→ STATED TASK
Using the listing below, extract each line that has the word "this" in it.

◆ ◆ ◆ ◆

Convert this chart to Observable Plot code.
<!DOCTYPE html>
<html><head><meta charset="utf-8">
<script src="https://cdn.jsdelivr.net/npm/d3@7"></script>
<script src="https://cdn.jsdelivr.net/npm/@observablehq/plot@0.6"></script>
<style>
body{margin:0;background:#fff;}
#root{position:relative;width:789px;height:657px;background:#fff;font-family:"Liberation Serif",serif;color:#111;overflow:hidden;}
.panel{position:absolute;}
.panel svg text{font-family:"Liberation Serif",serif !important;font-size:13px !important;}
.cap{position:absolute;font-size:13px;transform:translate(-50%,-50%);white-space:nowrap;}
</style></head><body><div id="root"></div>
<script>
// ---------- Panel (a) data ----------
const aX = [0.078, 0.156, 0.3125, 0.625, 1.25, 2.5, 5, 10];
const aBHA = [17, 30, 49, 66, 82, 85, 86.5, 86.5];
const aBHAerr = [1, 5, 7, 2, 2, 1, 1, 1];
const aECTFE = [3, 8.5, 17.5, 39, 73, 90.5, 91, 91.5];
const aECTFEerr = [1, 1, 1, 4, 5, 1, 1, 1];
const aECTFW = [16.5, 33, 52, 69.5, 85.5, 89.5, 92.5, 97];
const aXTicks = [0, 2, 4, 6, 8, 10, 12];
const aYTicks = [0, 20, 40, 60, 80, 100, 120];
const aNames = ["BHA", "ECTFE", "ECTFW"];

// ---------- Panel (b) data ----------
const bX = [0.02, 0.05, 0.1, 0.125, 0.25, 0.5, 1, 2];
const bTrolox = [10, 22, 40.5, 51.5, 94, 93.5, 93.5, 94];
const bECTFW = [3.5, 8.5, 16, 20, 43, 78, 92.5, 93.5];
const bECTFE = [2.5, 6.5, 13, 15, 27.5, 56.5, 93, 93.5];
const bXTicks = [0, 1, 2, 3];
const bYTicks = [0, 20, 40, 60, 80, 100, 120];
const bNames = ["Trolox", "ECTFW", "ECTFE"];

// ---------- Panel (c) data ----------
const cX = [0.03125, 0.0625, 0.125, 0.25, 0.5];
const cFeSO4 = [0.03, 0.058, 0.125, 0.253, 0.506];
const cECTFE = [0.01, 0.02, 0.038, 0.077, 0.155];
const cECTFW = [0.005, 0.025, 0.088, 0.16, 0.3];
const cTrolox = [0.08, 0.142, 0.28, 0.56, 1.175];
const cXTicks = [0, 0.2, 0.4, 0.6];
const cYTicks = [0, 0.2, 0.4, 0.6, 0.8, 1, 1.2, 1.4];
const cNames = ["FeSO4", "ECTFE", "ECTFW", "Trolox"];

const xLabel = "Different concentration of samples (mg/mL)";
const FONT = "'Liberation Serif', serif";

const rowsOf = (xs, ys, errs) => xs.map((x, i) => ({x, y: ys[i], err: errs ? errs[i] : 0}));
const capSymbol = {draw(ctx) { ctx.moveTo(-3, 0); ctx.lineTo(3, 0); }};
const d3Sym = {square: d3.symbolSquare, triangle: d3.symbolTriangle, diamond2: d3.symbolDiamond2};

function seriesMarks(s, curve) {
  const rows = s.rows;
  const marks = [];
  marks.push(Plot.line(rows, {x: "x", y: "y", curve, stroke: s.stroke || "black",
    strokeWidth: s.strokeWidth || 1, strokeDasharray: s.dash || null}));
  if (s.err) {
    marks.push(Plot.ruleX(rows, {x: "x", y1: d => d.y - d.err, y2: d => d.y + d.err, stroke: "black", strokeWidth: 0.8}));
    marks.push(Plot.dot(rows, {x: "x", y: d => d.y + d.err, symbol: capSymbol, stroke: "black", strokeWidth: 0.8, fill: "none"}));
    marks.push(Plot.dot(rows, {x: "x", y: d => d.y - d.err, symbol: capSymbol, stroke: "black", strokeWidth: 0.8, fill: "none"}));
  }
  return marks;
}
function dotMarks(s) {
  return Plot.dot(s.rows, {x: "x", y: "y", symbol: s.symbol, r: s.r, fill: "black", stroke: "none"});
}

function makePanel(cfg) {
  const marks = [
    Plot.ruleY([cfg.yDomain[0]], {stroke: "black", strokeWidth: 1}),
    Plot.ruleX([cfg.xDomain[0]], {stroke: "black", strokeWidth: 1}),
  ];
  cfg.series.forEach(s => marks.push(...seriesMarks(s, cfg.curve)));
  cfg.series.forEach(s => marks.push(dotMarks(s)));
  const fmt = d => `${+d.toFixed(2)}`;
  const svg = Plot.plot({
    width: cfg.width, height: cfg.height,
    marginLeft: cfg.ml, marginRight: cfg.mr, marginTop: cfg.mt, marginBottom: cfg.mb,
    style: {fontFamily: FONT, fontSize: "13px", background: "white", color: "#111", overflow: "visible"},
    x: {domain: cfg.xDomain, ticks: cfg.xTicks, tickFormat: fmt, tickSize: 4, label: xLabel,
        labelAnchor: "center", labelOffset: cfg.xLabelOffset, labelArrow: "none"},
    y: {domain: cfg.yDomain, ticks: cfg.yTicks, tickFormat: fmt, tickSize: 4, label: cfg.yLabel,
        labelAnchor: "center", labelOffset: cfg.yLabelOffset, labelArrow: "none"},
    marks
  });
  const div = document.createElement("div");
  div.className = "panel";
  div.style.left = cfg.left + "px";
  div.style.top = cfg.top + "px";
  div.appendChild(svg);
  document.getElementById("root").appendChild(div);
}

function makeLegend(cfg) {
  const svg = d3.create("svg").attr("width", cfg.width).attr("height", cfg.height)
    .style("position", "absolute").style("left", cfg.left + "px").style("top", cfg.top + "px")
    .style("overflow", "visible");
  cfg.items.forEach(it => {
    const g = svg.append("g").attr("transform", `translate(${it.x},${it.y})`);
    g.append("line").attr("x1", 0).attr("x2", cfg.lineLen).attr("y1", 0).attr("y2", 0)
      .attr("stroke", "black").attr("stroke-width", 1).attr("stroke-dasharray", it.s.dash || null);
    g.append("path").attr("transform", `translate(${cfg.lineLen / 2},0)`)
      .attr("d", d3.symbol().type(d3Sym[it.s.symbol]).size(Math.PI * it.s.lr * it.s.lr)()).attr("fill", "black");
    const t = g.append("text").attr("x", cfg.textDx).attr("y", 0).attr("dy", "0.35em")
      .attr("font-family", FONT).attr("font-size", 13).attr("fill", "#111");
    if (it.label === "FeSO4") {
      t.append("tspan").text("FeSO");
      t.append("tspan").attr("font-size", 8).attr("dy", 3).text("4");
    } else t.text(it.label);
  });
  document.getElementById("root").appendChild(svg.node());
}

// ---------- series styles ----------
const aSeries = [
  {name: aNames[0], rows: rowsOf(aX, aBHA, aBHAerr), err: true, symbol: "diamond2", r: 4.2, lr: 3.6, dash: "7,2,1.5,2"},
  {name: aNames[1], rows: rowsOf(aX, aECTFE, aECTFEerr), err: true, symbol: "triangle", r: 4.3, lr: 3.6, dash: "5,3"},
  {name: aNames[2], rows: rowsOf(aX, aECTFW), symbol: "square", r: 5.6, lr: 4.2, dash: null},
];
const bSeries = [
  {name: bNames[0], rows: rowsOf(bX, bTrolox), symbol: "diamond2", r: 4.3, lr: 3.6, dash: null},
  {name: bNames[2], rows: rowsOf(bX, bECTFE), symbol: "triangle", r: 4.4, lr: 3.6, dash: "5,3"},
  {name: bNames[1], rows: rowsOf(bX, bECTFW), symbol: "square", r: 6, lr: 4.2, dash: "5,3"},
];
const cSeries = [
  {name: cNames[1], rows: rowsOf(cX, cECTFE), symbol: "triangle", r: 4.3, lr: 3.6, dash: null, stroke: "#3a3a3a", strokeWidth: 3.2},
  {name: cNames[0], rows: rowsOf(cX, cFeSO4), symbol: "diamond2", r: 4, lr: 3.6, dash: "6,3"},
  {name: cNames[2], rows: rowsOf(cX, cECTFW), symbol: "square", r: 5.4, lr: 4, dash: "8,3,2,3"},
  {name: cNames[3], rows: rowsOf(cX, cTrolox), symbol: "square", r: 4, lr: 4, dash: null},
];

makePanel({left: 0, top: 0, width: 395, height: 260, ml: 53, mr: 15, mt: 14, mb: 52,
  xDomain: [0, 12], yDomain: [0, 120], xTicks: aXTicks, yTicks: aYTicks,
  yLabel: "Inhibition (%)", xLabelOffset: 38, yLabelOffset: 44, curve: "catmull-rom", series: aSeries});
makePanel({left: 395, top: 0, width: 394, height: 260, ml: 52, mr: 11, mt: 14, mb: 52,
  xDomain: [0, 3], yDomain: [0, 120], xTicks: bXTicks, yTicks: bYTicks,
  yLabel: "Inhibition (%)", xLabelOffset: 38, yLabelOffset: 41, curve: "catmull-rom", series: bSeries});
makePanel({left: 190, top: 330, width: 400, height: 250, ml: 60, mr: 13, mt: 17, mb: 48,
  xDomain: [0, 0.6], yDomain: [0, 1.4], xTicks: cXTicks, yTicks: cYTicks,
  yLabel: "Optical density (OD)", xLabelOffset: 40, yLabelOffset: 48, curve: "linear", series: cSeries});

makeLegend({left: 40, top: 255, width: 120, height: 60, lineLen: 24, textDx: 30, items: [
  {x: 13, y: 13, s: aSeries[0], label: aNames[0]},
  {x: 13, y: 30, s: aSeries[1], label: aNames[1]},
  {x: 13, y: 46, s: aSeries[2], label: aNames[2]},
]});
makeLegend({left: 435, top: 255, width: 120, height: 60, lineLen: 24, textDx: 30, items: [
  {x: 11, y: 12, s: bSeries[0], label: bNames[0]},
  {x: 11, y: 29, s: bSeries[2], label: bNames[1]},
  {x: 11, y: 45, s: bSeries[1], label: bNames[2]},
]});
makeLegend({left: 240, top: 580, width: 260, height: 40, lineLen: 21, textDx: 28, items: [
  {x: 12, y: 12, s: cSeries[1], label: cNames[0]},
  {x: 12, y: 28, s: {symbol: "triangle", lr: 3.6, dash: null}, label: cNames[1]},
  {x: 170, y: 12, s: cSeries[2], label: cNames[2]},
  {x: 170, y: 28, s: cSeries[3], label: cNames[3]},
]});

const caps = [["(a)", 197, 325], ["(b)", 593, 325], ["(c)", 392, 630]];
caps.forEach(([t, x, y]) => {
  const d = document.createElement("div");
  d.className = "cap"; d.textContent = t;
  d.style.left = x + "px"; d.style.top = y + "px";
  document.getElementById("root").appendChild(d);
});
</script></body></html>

◆ ◆ ◆ ◆

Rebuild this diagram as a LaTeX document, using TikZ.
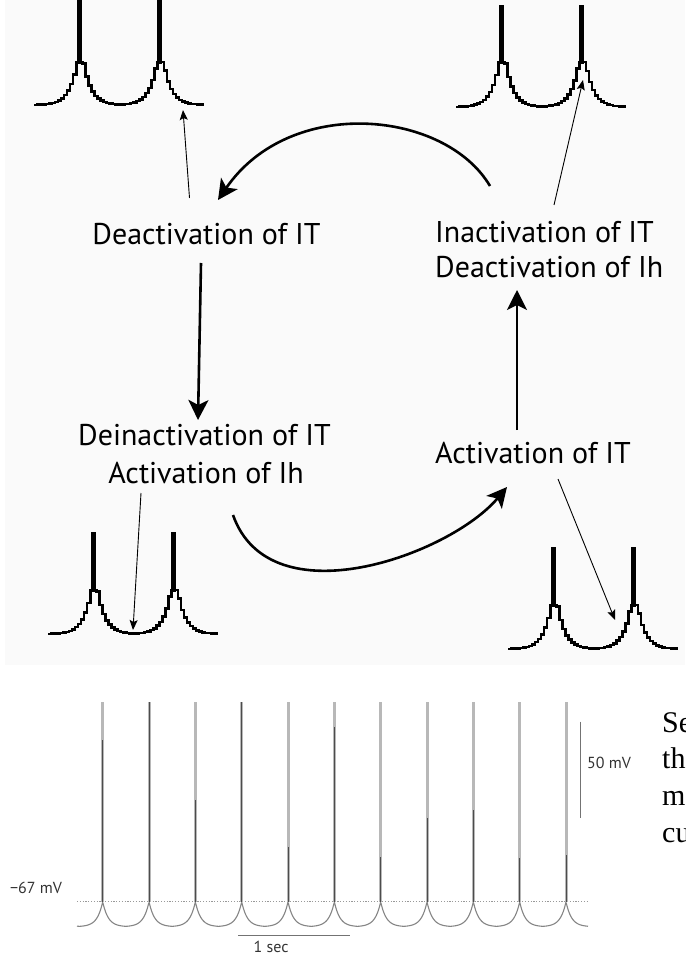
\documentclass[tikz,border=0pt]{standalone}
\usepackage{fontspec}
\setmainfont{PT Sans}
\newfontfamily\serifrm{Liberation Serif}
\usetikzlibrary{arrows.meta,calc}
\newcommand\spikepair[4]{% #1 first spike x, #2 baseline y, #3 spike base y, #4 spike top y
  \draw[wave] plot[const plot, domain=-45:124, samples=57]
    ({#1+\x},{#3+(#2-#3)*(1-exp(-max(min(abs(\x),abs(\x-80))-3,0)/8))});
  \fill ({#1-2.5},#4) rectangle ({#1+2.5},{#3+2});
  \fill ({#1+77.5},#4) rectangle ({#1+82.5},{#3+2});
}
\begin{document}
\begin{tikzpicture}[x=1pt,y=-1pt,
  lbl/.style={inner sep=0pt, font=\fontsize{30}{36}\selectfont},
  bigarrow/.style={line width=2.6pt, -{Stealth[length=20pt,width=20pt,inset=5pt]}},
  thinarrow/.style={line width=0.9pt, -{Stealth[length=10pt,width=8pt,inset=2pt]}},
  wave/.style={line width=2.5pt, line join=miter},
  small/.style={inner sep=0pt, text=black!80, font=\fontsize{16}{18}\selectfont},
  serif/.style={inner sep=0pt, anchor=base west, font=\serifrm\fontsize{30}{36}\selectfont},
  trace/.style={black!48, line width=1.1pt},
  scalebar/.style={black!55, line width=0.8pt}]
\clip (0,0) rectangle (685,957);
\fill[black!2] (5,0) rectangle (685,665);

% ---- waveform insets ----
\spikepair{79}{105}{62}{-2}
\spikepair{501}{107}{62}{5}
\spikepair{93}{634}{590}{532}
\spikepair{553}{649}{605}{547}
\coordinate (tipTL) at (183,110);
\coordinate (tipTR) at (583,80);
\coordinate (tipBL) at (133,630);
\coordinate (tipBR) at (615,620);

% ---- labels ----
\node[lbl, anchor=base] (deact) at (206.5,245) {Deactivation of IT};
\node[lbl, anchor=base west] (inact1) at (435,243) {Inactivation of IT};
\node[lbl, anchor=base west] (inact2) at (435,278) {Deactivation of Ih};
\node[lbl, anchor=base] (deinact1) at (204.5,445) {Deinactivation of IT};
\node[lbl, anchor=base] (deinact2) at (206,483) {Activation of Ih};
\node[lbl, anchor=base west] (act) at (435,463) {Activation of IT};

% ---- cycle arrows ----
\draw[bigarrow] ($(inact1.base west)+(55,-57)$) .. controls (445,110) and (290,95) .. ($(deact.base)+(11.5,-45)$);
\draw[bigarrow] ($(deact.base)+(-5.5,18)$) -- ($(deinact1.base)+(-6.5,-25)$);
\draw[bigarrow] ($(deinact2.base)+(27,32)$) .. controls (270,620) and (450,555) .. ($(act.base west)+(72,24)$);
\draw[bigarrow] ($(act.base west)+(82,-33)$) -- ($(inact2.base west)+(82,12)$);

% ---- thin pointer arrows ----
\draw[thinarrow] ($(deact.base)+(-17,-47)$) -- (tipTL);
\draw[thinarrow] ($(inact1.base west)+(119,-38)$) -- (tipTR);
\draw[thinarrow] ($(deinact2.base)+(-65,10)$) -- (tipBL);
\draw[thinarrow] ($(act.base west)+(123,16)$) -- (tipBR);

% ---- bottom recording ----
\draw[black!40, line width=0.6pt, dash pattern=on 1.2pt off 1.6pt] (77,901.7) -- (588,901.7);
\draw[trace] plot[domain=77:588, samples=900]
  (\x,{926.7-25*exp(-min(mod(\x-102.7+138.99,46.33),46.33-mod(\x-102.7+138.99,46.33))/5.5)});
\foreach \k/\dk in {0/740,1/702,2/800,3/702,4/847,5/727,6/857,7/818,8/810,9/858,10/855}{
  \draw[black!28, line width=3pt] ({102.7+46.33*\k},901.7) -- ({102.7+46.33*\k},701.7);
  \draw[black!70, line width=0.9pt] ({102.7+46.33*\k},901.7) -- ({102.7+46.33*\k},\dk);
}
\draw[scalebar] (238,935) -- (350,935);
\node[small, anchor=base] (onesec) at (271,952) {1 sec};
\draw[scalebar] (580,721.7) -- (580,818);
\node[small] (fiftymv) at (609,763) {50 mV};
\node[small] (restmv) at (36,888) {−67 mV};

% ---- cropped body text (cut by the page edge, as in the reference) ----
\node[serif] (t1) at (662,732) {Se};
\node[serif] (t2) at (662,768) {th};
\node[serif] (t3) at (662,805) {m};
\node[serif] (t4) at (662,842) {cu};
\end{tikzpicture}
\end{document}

◆ ◆ ◆ ◆

→ FINISHED TASK
Convert this chart to Observable Plot code.
Rebuild this diagram as a LaTeX document, using TikZ.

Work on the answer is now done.